**The problem:** The data below needs to be returned exactly, line for line.
____ Data rows
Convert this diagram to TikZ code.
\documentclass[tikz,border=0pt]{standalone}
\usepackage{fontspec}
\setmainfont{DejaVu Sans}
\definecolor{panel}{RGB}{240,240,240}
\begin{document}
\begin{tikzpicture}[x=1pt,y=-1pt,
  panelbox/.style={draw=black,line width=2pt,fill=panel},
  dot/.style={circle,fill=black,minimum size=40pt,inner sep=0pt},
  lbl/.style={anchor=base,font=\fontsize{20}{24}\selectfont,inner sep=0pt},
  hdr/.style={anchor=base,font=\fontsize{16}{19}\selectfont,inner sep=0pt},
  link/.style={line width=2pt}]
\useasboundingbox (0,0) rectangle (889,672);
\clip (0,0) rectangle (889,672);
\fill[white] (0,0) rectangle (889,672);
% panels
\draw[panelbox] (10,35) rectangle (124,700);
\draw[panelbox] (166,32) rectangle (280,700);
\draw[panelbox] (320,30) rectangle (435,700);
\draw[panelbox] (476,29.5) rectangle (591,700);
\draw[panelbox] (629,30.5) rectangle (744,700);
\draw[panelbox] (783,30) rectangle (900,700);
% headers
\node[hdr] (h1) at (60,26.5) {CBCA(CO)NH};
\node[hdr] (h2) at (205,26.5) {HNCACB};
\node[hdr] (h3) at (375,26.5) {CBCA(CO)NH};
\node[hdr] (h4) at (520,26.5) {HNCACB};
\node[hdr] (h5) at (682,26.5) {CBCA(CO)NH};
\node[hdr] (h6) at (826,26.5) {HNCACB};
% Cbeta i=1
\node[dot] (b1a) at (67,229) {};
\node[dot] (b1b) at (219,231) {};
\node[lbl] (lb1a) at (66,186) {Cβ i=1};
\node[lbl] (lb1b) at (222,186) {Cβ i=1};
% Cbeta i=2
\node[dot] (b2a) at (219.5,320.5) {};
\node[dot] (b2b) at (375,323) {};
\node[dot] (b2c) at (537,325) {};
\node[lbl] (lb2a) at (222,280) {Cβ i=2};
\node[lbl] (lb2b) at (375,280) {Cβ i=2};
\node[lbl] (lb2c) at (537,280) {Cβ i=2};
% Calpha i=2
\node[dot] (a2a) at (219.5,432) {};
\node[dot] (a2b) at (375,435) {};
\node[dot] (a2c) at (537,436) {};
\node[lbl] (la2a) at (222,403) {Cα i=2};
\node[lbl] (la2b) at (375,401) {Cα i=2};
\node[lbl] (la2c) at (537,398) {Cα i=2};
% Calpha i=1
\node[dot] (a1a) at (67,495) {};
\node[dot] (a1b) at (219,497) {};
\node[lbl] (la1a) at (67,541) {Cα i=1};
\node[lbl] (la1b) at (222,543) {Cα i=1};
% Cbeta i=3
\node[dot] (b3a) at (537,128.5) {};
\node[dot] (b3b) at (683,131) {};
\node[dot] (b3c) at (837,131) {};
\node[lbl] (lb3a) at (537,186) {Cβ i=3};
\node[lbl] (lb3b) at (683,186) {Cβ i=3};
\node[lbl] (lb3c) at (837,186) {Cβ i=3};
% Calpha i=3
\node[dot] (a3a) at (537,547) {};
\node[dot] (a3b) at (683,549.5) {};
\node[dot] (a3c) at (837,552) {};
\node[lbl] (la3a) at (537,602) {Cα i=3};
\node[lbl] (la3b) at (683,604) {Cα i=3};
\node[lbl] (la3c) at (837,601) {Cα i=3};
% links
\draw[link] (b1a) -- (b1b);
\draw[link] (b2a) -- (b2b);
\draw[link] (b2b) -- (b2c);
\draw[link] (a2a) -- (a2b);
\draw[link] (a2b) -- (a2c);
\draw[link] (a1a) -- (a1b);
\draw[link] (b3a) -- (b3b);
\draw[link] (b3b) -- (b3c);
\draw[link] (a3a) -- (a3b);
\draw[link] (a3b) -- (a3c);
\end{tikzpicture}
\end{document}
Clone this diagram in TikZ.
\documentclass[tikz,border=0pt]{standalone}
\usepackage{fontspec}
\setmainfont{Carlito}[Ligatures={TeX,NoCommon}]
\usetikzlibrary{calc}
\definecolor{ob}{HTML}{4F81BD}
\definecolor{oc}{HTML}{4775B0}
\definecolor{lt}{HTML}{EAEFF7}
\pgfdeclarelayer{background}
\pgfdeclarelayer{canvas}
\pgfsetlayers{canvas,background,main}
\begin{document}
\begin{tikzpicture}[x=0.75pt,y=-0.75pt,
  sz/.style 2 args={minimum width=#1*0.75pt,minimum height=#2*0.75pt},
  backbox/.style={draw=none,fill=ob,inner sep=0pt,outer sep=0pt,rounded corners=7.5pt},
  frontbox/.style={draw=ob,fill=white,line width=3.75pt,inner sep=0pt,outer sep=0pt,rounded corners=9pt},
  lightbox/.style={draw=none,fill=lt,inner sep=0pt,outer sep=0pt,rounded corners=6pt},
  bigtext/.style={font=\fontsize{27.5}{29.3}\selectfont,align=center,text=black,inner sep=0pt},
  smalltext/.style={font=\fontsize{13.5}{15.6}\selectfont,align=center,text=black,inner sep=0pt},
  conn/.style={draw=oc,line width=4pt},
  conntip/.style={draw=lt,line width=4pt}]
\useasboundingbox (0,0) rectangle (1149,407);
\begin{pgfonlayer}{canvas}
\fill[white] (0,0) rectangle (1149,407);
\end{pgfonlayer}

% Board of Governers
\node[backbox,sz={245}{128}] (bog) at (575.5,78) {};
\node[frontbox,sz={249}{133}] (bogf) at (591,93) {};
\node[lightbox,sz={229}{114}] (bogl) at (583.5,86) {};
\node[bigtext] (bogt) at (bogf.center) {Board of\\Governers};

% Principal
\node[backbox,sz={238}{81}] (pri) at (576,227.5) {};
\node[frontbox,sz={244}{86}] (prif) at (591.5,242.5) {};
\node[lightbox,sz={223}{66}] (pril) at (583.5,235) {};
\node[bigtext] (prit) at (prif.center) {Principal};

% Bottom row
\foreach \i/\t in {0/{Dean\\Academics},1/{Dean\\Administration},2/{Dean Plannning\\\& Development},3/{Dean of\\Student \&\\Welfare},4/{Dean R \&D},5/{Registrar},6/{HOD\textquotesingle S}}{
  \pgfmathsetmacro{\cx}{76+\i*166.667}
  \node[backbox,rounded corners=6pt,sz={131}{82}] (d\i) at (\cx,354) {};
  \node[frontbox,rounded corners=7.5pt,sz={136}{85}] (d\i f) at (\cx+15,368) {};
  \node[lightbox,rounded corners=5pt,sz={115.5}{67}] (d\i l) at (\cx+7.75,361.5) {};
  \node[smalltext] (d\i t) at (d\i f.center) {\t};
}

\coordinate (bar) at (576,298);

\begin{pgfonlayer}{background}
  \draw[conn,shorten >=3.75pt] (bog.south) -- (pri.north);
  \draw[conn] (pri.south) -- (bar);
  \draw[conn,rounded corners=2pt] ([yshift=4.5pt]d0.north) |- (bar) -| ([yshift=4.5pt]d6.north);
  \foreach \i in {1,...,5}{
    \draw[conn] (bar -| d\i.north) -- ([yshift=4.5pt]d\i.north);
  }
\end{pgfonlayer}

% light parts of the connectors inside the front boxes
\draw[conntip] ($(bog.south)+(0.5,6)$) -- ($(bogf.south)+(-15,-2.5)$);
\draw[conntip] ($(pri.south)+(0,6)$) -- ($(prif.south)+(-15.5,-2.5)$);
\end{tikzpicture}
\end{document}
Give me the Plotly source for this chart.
________
**Answer for this exercise:**
Convert this diagram to TikZ code.
\documentclass[tikz,border=0pt]{standalone}
\usepackage{fontspec}
\setmainfont{DejaVu Sans}
\definecolor{panel}{RGB}{240,240,240}
\begin{document}
\begin{tikzpicture}[x=1pt,y=-1pt,
  panelbox/.style={draw=black,line width=2pt,fill=panel},
  dot/.style={circle,fill=black,minimum size=40pt,inner sep=0pt},
  lbl/.style={anchor=base,font=\fontsize{20}{24}\selectfont,inner sep=0pt},
  hdr/.style={anchor=base,font=\fontsize{16}{19}\selectfont,inner sep=0pt},
  link/.style={line width=2pt}]
\useasboundingbox (0,0) rectangle (889,672);
\clip (0,0) rectangle (889,672);
\fill[white] (0,0) rectangle (889,672);
% panels
\draw[panelbox] (10,35) rectangle (124,700);
\draw[panelbox] (166,32) rectangle (280,700);
\draw[panelbox] (320,30) rectangle (435,700);
\draw[panelbox] (476,29.5) rectangle (591,700);
\draw[panelbox] (629,30.5) rectangle (744,700);
\draw[panelbox] (783,30) rectangle (900,700);
% headers
\node[hdr] (h1) at (60,26.5) {CBCA(CO)NH};
\node[hdr] (h2) at (205,26.5) {HNCACB};
\node[hdr] (h3) at (375,26.5) {CBCA(CO)NH};
\node[hdr] (h4) at (520,26.5) {HNCACB};
\node[hdr] (h5) at (682,26.5) {CBCA(CO)NH};
\node[hdr] (h6) at (826,26.5) {HNCACB};
% Cbeta i=1
\node[dot] (b1a) at (67,229) {};
\node[dot] (b1b) at (219,231) {};
\node[lbl] (lb1a) at (66,186) {Cβ i=1};
\node[lbl] (lb1b) at (222,186) {Cβ i=1};
% Cbeta i=2
\node[dot] (b2a) at (219.5,320.5) {};
\node[dot] (b2b) at (375,323) {};
\node[dot] (b2c) at (537,325) {};
\node[lbl] (lb2a) at (222,280) {Cβ i=2};
\node[lbl] (lb2b) at (375,280) {Cβ i=2};
\node[lbl] (lb2c) at (537,280) {Cβ i=2};
% Calpha i=2
\node[dot] (a2a) at (219.5,432) {};
\node[dot] (a2b) at (375,435) {};
\node[dot] (a2c) at (537,436) {};
\node[lbl] (la2a) at (222,403) {Cα i=2};
\node[lbl] (la2b) at (375,401) {Cα i=2};
\node[lbl] (la2c) at (537,398) {Cα i=2};
% Calpha i=1
\node[dot] (a1a) at (67,495) {};
\node[dot] (a1b) at (219,497) {};
\node[lbl] (la1a) at (67,541) {Cα i=1};
\node[lbl] (la1b) at (222,543) {Cα i=1};
% Cbeta i=3
\node[dot] (b3a) at (537,128.5) {};
\node[dot] (b3b) at (683,131) {};
\node[dot] (b3c) at (837,131) {};
\node[lbl] (lb3a) at (537,186) {Cβ i=3};
\node[lbl] (lb3b) at (683,186) {Cβ i=3};
\node[lbl] (lb3c) at (837,186) {Cβ i=3};
% Calpha i=3
\node[dot] (a3a) at (537,547) {};
\node[dot] (a3b) at (683,549.5) {};
\node[dot] (a3c) at (837,552) {};
\node[lbl] (la3a) at (537,602) {Cα i=3};
\node[lbl] (la3b) at (683,604) {Cα i=3};
\node[lbl] (la3c) at (837,601) {Cα i=3};
% links
\draw[link] (b1a) -- (b1b);
\draw[link] (b2a) -- (b2b);
\draw[link] (b2b) -- (b2c);
\draw[link] (a2a) -- (a2b);
\draw[link] (a2b) -- (a2c);
\draw[link] (a1a) -- (a1b);
\draw[link] (b3a) -- (b3b);
\draw[link] (b3b) -- (b3c);
\draw[link] (a3a) -- (a3b);
\draw[link] (a3b) -- (a3c);
\end{tikzpicture}
\end{document}
Clone this diagram in TikZ.
\documentclass[tikz,border=0pt]{standalone}
\usepackage{fontspec}
\setmainfont{Carlito}[Ligatures={TeX,NoCommon}]
\usetikzlibrary{calc}
\definecolor{ob}{HTML}{4F81BD}
\definecolor{oc}{HTML}{4775B0}
\definecolor{lt}{HTML}{EAEFF7}
\pgfdeclarelayer{background}
\pgfdeclarelayer{canvas}
\pgfsetlayers{canvas,background,main}
\begin{document}
\begin{tikzpicture}[x=0.75pt,y=-0.75pt,
  sz/.style 2 args={minimum width=#1*0.75pt,minimum height=#2*0.75pt},
  backbox/.style={draw=none,fill=ob,inner sep=0pt,outer sep=0pt,rounded corners=7.5pt},
  frontbox/.style={draw=ob,fill=white,line width=3.75pt,inner sep=0pt,outer sep=0pt,rounded corners=9pt},
  lightbox/.style={draw=none,fill=lt,inner sep=0pt,outer sep=0pt,rounded corners=6pt},
  bigtext/.style={font=\fontsize{27.5}{29.3}\selectfont,align=center,text=black,inner sep=0pt},
  smalltext/.style={font=\fontsize{13.5}{15.6}\selectfont,align=center,text=black,inner sep=0pt},
  conn/.style={draw=oc,line width=4pt},
  conntip/.style={draw=lt,line width=4pt}]
\useasboundingbox (0,0) rectangle (1149,407);
\begin{pgfonlayer}{canvas}
\fill[white] (0,0) rectangle (1149,407);
\end{pgfonlayer}

% Board of Governers
\node[backbox,sz={245}{128}] (bog) at (575.5,78) {};
\node[frontbox,sz={249}{133}] (bogf) at (591,93) {};
\node[lightbox,sz={229}{114}] (bogl) at (583.5,86) {};
\node[bigtext] (bogt) at (bogf.center) {Board of\\Governers};

% Principal
\node[backbox,sz={238}{81}] (pri) at (576,227.5) {};
\node[frontbox,sz={244}{86}] (prif) at (591.5,242.5) {};
\node[lightbox,sz={223}{66}] (pril) at (583.5,235) {};
\node[bigtext] (prit) at (prif.center) {Principal};

% Bottom row
\foreach \i/\t in {0/{Dean\\Academics},1/{Dean\\Administration},2/{Dean Plannning\\\& Development},3/{Dean of\\Student \&\\Welfare},4/{Dean R \&D},5/{Registrar},6/{HOD\textquotesingle S}}{
  \pgfmathsetmacro{\cx}{76+\i*166.667}
  \node[backbox,rounded corners=6pt,sz={131}{82}] (d\i) at (\cx,354) {};
  \node[frontbox,rounded corners=7.5pt,sz={136}{85}] (d\i f) at (\cx+15,368) {};
  \node[lightbox,rounded corners=5pt,sz={115.5}{67}] (d\i l) at (\cx+7.75,361.5) {};
  \node[smalltext] (d\i t) at (d\i f.center) {\t};
}

\coordinate (bar) at (576,298);

\begin{pgfonlayer}{background}
  \draw[conn,shorten >=3.75pt] (bog.south) -- (pri.north);
  \draw[conn] (pri.south) -- (bar);
  \draw[conn,rounded corners=2pt] ([yshift=4.5pt]d0.north) |- (bar) -| ([yshift=4.5pt]d6.north);
  \foreach \i in {1,...,5}{
    \draw[conn] (bar -| d\i.north) -- ([yshift=4.5pt]d\i.north);
  }
\end{pgfonlayer}

% light parts of the connectors inside the front boxes
\draw[conntip] ($(bog.south)+(0.5,6)$) -- ($(bogf.south)+(-15,-2.5)$);
\draw[conntip] ($(pri.south)+(0,6)$) -- ($(prif.south)+(-15.5,-2.5)$);
\end{tikzpicture}
\end{document}
Give me the Plotly source for this chart.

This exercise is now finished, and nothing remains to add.